> [Problem to work on]
Please transcribe the data that follows without the pictures, keeping every word the same.

> [Material]
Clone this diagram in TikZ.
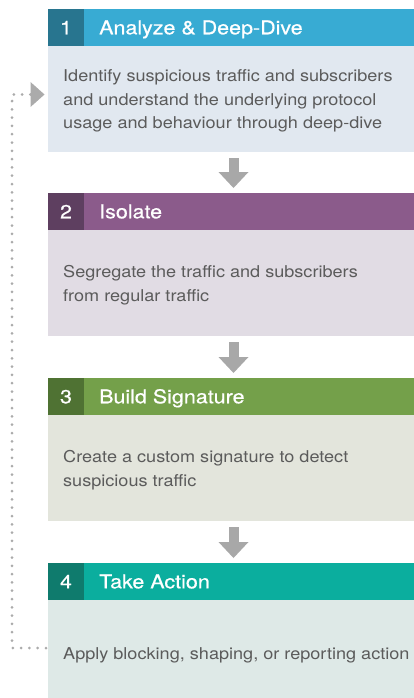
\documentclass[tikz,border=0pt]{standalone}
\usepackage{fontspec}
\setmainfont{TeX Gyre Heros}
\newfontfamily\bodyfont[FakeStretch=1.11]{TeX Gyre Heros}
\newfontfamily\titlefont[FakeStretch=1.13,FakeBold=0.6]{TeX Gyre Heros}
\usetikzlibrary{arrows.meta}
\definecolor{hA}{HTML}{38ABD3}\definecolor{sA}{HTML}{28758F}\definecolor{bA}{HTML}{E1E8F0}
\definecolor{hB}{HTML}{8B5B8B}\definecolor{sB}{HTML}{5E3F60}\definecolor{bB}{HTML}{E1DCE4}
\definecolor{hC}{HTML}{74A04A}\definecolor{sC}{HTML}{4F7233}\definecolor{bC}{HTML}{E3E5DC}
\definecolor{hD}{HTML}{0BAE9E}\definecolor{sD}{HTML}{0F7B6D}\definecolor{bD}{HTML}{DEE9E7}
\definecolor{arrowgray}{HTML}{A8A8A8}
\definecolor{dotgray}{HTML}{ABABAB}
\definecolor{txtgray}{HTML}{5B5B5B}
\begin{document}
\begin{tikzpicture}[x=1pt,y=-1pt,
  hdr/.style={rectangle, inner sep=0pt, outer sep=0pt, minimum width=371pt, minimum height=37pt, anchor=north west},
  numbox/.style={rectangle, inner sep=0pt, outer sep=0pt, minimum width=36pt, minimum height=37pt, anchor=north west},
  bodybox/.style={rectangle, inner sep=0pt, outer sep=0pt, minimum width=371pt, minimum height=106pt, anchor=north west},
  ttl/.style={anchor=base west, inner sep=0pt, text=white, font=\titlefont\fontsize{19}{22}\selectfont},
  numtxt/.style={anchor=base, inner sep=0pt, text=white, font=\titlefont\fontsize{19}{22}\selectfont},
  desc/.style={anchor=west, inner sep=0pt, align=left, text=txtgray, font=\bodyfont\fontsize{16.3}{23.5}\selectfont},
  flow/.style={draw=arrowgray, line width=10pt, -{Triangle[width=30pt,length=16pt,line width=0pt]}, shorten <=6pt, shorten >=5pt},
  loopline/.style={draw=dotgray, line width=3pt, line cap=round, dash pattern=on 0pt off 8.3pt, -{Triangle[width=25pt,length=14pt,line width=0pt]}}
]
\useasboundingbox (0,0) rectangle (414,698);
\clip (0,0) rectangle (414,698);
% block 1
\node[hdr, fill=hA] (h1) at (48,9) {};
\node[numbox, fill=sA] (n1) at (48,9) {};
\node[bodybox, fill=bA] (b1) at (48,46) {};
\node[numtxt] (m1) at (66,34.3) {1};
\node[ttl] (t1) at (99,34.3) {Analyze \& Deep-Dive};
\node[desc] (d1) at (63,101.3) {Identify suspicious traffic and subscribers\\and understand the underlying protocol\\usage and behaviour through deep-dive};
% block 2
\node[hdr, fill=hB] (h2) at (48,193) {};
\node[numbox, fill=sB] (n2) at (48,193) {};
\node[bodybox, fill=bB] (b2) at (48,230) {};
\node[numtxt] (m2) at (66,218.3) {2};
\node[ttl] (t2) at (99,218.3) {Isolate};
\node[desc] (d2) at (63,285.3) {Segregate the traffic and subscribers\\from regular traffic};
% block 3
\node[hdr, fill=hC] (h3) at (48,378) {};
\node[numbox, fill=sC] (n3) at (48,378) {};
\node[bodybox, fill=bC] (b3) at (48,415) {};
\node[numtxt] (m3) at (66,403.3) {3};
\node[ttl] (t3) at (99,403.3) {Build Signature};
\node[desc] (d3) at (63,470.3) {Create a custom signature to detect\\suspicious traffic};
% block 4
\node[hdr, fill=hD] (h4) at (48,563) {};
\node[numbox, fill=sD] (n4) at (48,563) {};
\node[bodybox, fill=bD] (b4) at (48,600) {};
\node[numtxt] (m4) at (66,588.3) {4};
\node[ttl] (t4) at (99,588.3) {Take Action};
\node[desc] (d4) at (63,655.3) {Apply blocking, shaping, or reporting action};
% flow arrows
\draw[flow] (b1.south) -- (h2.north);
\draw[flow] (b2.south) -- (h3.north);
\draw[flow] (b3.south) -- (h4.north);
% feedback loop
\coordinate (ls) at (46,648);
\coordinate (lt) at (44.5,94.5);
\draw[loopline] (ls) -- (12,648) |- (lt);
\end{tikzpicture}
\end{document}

> [Completed task]
Clone this diagram in TikZ.
\documentclass[tikz,border=0pt]{standalone}
\usepackage{fontspec}
\setmainfont{TeX Gyre Heros}
\newfontfamily\bodyfont[FakeStretch=1.11]{TeX Gyre Heros}
\newfontfamily\titlefont[FakeStretch=1.13,FakeBold=0.6]{TeX Gyre Heros}
\usetikzlibrary{arrows.meta}
\definecolor{hA}{HTML}{38ABD3}\definecolor{sA}{HTML}{28758F}\definecolor{bA}{HTML}{E1E8F0}
\definecolor{hB}{HTML}{8B5B8B}\definecolor{sB}{HTML}{5E3F60}\definecolor{bB}{HTML}{E1DCE4}
\definecolor{hC}{HTML}{74A04A}\definecolor{sC}{HTML}{4F7233}\definecolor{bC}{HTML}{E3E5DC}
\definecolor{hD}{HTML}{0BAE9E}\definecolor{sD}{HTML}{0F7B6D}\definecolor{bD}{HTML}{DEE9E7}
\definecolor{arrowgray}{HTML}{A8A8A8}
\definecolor{dotgray}{HTML}{ABABAB}
\definecolor{txtgray}{HTML}{5B5B5B}
\begin{document}
\begin{tikzpicture}[x=1pt,y=-1pt,
  hdr/.style={rectangle, inner sep=0pt, outer sep=0pt, minimum width=371pt, minimum height=37pt, anchor=north west},
  numbox/.style={rectangle, inner sep=0pt, outer sep=0pt, minimum width=36pt, minimum height=37pt, anchor=north west},
  bodybox/.style={rectangle, inner sep=0pt, outer sep=0pt, minimum width=371pt, minimum height=106pt, anchor=north west},
  ttl/.style={anchor=base west, inner sep=0pt, text=white, font=\titlefont\fontsize{19}{22}\selectfont},
  numtxt/.style={anchor=base, inner sep=0pt, text=white, font=\titlefont\fontsize{19}{22}\selectfont},
  desc/.style={anchor=west, inner sep=0pt, align=left, text=txtgray, font=\bodyfont\fontsize{16.3}{23.5}\selectfont},
  flow/.style={draw=arrowgray, line width=10pt, -{Triangle[width=30pt,length=16pt,line width=0pt]}, shorten <=6pt, shorten >=5pt},
  loopline/.style={draw=dotgray, line width=3pt, line cap=round, dash pattern=on 0pt off 8.3pt, -{Triangle[width=25pt,length=14pt,line width=0pt]}}
]
\useasboundingbox (0,0) rectangle (414,698);
\clip (0,0) rectangle (414,698);
% block 1
\node[hdr, fill=hA] (h1) at (48,9) {};
\node[numbox, fill=sA] (n1) at (48,9) {};
\node[bodybox, fill=bA] (b1) at (48,46) {};
\node[numtxt] (m1) at (66,34.3) {1};
\node[ttl] (t1) at (99,34.3) {Analyze \& Deep-Dive};
\node[desc] (d1) at (63,101.3) {Identify suspicious traffic and subscribers\\and understand the underlying protocol\\usage and behaviour through deep-dive};
% block 2
\node[hdr, fill=hB] (h2) at (48,193) {};
\node[numbox, fill=sB] (n2) at (48,193) {};
\node[bodybox, fill=bB] (b2) at (48,230) {};
\node[numtxt] (m2) at (66,218.3) {2};
\node[ttl] (t2) at (99,218.3) {Isolate};
\node[desc] (d2) at (63,285.3) {Segregate the traffic and subscribers\\from regular traffic};
% block 3
\node[hdr, fill=hC] (h3) at (48,378) {};
\node[numbox, fill=sC] (n3) at (48,378) {};
\node[bodybox, fill=bC] (b3) at (48,415) {};
\node[numtxt] (m3) at (66,403.3) {3};
\node[ttl] (t3) at (99,403.3) {Build Signature};
\node[desc] (d3) at (63,470.3) {Create a custom signature to detect\\suspicious traffic};
% block 4
\node[hdr, fill=hD] (h4) at (48,563) {};
\node[numbox, fill=sD] (n4) at (48,563) {};
\node[bodybox, fill=bD] (b4) at (48,600) {};
\node[numtxt] (m4) at (66,588.3) {4};
\node[ttl] (t4) at (99,588.3) {Take Action};
\node[desc] (d4) at (63,655.3) {Apply blocking, shaping, or reporting action};
% flow arrows
\draw[flow] (b1.south) -- (h2.north);
\draw[flow] (b2.south) -- (h3.north);
\draw[flow] (b3.south) -- (h4.north);
% feedback loop
\coordinate (ls) at (46,648);
\coordinate (lt) at (44.5,94.5);
\draw[loopline] (ls) -- (12,648) |- (lt);
\end{tikzpicture}
\end{document}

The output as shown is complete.